As for safety, Hastowo said that Indonesia would carefully evaluate safety measures in building nuclear power plants because the agency is party to the 1994 Vienna Convention on Nuclear Safety.
Noting that the U.N. International Atomic Energy Agency is "very strict" in issuing permits for a country to build a nuclear power plant, he said that an IAEA inspector last November unofficially endorsed Indonesia's capacity to build a nuclear power plant.
While Indonesian President Susilo Bambang Yudhoyono's administration has yet to present a detailed proposal to Parliament on the building of nuclear facilities, the Antara news agency reported the president as saying, "I believe that nuclear power plants will not leak if managed properly."

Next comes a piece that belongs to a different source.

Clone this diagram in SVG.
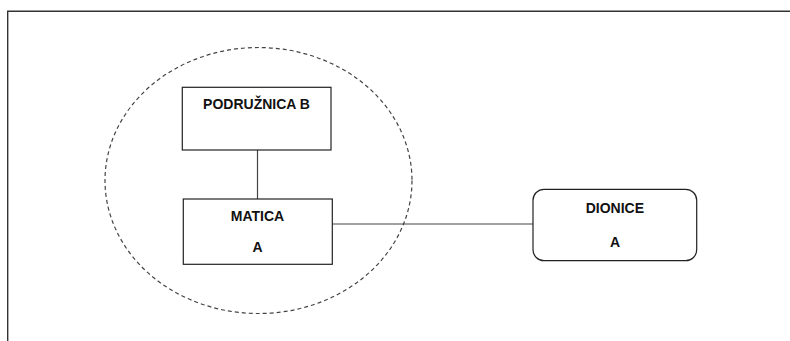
<svg xmlns="http://www.w3.org/2000/svg" width="790" height="341" viewBox="0 0 790 341">
<style>
.box{fill:#fff;stroke:#222;stroke-width:1.2}
.conn{stroke:#444;stroke-width:1.2;fill:none}
.lbl{font-family:"Liberation Sans",Arial,sans-serif;font-size:14px;font-weight:bold;fill:#111;text-anchor:middle}
</style>
<rect width="790" height="341" fill="#fff"/>
<g id="frame">
<path d="M7.7 341 V11.3 H790" fill="none" stroke="#333" stroke-width="1.4"/>
</g>
<g id="group-ellipse">
<ellipse cx="258.5" cy="180.5" rx="153.5" ry="133" fill="none" stroke="#444" stroke-width="1.2" stroke-dasharray="4 3"/>
</g>
<g id="connectors">
<line class="conn" x1="257.5" y1="150" x2="257.5" y2="199"/>
<line class="conn" x1="332" y1="224" x2="533" y2="224"/>
</g>
<g id="podruznica">
<rect class="box" x="182.3" y="87.3" width="148.7" height="62.7"/>
<text class="lbl" x="256.5" y="109.3">PODRUŽNICA B</text>
</g>
<g id="matica">
<rect class="box" x="183.3" y="199" width="149" height="65.3"/>
<text class="lbl" x="257.5" y="220.7">MATICA</text>
<text class="lbl" x="257.5" y="252.3">A</text>
</g>
<g id="dionice">
<rect class="box" x="533" y="189.3" width="163.7" height="71.4" rx="11" ry="11"/>
<text class="lbl" x="614.8" y="213.3">DIONICE</text>
<text class="lbl" x="615" y="246.7">A</text>
</g>
</svg>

But the nuclear option "carries high-level risks for which Indonesia is not well prepared," said Richard Tanter, an expert on Indonesia's nuclear program at Australia's Royal Melbourne Institute of Technology, The Sydney Morning Herald reports.
"There are very serious volcanic and seismic risks,'' Tanter said.
Indonesia, faced with increasing electricity needs, encounters regular blackouts that hamper industrial production and discourage investors.
Hikmat Soeriatanuwijaya, a campaigner for Greenpeace Southeast Asia, said it was too early for Indonesia to embark on the nuclear path, the Globe reports.
Soeriatanuwijaya said the government should first explore geothermal energy. Indonesia's untapped geothermal energy accounted for 40 percent of the world's total reserves, he said.